- [ROWS]:
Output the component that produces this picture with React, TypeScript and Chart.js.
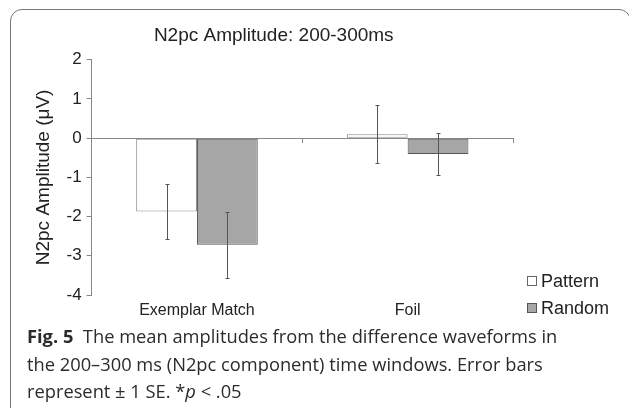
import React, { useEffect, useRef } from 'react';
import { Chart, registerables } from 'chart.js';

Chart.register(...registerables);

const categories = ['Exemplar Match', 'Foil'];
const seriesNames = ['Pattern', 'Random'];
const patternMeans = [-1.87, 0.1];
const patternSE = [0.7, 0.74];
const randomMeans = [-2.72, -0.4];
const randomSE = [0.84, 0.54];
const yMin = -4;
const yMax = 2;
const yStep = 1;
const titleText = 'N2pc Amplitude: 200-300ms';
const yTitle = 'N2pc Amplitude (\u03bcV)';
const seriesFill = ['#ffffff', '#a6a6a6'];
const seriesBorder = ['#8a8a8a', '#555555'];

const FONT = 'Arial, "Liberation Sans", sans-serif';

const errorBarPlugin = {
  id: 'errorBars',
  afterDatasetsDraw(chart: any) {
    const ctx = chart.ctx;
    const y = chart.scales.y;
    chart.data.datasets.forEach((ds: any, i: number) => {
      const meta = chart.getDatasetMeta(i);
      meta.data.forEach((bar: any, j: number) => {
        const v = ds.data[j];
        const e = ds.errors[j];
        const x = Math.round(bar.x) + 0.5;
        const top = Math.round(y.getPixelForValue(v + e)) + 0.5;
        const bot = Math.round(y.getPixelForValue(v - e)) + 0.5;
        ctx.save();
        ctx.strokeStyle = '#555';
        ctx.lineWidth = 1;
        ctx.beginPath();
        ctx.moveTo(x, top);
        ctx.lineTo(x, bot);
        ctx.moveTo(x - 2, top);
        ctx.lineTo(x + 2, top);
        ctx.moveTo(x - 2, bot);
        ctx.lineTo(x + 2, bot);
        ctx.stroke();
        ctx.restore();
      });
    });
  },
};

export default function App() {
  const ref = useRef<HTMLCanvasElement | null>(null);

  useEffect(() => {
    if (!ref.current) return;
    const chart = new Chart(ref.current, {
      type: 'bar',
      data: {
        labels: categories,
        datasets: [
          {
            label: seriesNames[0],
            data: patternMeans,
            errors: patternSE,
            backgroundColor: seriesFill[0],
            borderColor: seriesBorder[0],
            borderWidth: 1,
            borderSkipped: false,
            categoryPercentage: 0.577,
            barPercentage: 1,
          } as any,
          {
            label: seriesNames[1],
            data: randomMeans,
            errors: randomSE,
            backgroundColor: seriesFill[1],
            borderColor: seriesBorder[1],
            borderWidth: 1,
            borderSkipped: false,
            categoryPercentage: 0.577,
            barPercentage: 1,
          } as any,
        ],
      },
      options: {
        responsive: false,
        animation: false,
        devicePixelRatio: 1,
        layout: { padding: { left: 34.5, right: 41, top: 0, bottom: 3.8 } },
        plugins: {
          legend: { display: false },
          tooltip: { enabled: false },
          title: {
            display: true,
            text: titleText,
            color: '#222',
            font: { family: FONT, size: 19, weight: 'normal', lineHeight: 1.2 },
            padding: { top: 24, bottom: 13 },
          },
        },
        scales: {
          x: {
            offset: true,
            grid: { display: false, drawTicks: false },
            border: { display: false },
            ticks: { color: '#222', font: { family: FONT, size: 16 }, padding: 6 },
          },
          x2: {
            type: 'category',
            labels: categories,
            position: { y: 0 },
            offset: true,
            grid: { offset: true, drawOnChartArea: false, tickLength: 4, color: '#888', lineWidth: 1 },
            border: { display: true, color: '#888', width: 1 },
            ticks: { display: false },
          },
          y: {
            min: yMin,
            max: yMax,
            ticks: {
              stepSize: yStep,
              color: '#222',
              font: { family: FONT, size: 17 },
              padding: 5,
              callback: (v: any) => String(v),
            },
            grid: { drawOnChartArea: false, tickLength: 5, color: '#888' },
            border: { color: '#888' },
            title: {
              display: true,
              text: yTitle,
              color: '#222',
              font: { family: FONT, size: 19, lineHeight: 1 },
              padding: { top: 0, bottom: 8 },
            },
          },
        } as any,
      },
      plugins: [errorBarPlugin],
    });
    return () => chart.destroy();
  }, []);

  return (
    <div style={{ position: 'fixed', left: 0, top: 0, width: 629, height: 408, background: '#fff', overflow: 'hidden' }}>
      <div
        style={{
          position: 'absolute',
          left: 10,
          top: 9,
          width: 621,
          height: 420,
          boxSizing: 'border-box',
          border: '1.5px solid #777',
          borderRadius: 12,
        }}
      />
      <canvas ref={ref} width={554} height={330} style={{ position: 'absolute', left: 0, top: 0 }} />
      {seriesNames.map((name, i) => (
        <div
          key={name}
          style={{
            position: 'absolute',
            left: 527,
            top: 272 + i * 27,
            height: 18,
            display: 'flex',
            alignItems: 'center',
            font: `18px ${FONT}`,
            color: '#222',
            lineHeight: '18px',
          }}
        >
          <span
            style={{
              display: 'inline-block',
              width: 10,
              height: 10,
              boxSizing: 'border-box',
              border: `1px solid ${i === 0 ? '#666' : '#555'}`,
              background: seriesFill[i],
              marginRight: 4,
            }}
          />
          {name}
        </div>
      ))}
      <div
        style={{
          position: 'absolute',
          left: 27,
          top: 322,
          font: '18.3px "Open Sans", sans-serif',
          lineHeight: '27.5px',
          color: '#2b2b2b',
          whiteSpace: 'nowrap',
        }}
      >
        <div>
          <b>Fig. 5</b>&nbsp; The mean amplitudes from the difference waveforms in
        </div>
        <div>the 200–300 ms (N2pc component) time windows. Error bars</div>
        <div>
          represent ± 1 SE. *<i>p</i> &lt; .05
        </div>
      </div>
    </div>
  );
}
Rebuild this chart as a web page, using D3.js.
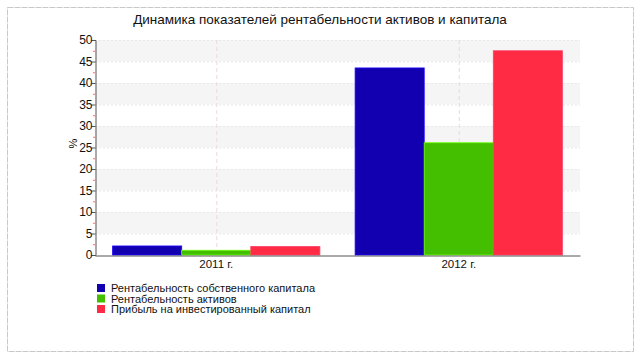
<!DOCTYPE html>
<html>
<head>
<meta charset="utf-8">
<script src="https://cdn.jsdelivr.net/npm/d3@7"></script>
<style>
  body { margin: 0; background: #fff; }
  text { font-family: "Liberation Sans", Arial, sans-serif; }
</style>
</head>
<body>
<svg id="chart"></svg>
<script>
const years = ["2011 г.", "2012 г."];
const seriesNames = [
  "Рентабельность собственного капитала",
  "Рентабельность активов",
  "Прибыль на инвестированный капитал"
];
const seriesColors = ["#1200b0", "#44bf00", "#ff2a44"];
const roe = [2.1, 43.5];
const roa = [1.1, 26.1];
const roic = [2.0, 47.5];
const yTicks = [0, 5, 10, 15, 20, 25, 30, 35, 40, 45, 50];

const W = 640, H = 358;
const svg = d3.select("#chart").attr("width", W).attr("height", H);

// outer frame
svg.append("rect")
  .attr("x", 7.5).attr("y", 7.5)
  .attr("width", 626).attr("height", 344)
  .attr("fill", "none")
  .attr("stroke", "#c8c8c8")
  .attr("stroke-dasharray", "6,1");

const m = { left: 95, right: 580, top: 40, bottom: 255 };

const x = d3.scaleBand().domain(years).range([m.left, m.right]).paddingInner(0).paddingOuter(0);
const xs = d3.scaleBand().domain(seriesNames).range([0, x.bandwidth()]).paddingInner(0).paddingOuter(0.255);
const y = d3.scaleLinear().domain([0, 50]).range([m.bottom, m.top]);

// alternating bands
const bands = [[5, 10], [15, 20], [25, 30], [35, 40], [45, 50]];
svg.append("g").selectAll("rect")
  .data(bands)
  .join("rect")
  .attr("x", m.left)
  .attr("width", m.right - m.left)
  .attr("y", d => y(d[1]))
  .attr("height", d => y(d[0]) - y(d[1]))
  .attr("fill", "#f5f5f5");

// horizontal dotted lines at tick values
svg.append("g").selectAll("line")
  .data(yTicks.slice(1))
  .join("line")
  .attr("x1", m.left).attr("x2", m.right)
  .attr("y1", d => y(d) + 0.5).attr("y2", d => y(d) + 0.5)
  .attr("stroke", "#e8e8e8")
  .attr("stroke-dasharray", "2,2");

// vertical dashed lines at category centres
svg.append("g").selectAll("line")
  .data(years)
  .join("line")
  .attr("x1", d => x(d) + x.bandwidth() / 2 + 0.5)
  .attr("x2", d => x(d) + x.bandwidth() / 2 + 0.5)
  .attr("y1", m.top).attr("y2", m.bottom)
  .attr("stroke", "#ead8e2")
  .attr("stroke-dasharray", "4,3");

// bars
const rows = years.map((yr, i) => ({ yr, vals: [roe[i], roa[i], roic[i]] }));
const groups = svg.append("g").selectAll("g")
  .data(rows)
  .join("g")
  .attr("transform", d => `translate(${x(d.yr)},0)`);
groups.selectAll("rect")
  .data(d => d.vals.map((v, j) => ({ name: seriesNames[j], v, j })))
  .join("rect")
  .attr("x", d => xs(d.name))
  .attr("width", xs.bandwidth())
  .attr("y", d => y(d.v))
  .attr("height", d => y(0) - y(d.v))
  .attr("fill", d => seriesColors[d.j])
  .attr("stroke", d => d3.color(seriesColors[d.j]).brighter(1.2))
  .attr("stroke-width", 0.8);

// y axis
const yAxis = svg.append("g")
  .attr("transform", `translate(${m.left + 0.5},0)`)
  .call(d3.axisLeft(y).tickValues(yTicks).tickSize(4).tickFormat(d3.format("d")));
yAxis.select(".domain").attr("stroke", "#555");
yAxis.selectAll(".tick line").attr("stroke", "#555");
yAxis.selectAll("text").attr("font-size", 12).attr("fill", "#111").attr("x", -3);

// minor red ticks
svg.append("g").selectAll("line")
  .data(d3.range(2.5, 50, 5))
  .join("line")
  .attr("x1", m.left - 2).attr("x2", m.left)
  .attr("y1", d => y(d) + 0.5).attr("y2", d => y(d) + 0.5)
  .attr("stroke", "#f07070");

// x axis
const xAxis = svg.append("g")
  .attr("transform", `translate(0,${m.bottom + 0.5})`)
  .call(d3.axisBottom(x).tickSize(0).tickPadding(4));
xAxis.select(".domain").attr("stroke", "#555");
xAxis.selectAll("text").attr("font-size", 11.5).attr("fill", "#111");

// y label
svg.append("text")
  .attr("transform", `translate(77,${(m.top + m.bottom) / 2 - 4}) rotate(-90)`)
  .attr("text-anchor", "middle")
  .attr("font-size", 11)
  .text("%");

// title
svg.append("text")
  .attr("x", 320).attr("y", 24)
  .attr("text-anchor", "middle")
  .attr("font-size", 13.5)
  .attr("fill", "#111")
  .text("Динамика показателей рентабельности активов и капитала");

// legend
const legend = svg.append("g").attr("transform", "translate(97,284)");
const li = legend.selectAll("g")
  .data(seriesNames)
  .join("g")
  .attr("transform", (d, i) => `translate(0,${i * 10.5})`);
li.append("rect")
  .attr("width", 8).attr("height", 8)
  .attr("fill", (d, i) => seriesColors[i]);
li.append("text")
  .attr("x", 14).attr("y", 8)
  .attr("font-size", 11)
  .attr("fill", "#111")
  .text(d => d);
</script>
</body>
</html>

- [PROBLEM DESCRIPTION]:
Return exactly what appears from the opening line of the material through the line with "const ref = useRef<HTMLCanvasElement", apart from the pictures.

- [CORRECT RESPONSE]:
Output the component that produces this picture with React, TypeScript and Chart.js.
import React, { useEffect, useRef } from 'react';
import { Chart, registerables } from 'chart.js';

Chart.register(...registerables);

const categories = ['Exemplar Match', 'Foil'];
const seriesNames = ['Pattern', 'Random'];
const patternMeans = [-1.87, 0.1];
const patternSE = [0.7, 0.74];
const randomMeans = [-2.72, -0.4];
const randomSE = [0.84, 0.54];
const yMin = -4;
const yMax = 2;
const yStep = 1;
const titleText = 'N2pc Amplitude: 200-300ms';
const yTitle = 'N2pc Amplitude (\u03bcV)';
const seriesFill = ['#ffffff', '#a6a6a6'];
const seriesBorder = ['#8a8a8a', '#555555'];

const FONT = 'Arial, "Liberation Sans", sans-serif';

const errorBarPlugin = {
  id: 'errorBars',
  afterDatasetsDraw(chart: any) {
    const ctx = chart.ctx;
    const y = chart.scales.y;
    chart.data.datasets.forEach((ds: any, i: number) => {
      const meta = chart.getDatasetMeta(i);
      meta.data.forEach((bar: any, j: number) => {
        const v = ds.data[j];
        const e = ds.errors[j];
        const x = Math.round(bar.x) + 0.5;
        const top = Math.round(y.getPixelForValue(v + e)) + 0.5;
        const bot = Math.round(y.getPixelForValue(v - e)) + 0.5;
        ctx.save();
        ctx.strokeStyle = '#555';
        ctx.lineWidth = 1;
        ctx.beginPath();
        ctx.moveTo(x, top);
        ctx.lineTo(x, bot);
        ctx.moveTo(x - 2, top);
        ctx.lineTo(x + 2, top);
        ctx.moveTo(x - 2, bot);
        ctx.lineTo(x + 2, bot);
        ctx.stroke();
        ctx.restore();
      });
    });
  },
};

export default function App() {
  const ref = useRef<HTMLCanvasElement | null>(null);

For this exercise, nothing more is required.